The ONLY way I could follow directional orders when marching was to cross my forefinger over my middle finger.  When I did, I could feel the writer's callus on my right middle finger.  THAT was on my right!  "Right face?" Turn towards that finger!

We marched in parades every Wednesday and Sunday.  To this day I hate parades.

On the basis of my dyslexia alone, I should've been excluded from being a deck officer - a job that is heavily involved with navigation.  Yes, that was me: a navigator who didn't know port from starboard!  Being a dyslexic engineer wasn't much safer.

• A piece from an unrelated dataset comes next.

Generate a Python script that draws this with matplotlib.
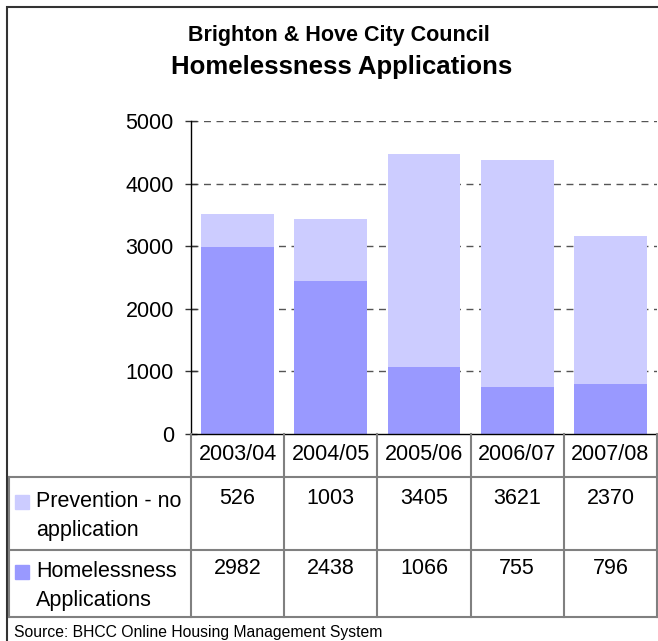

Oddly, one of the classes I flunked was English.  But I've always been a procrastinator, and it was made worse by sleep deprivation.  The Kings Point English Department had a strict policy on turning in papers late.  My exasperated professor returned a paper I wrote on "King Lear" with this note:
This is the best paper I've received from a student all year.  But, because it's late, I have to grade it 'F.'
I wasn't surprised.  I knew the department's policy, and already knew I was good at English.  The other midshipmen asked me to proof their papers before they turned them in.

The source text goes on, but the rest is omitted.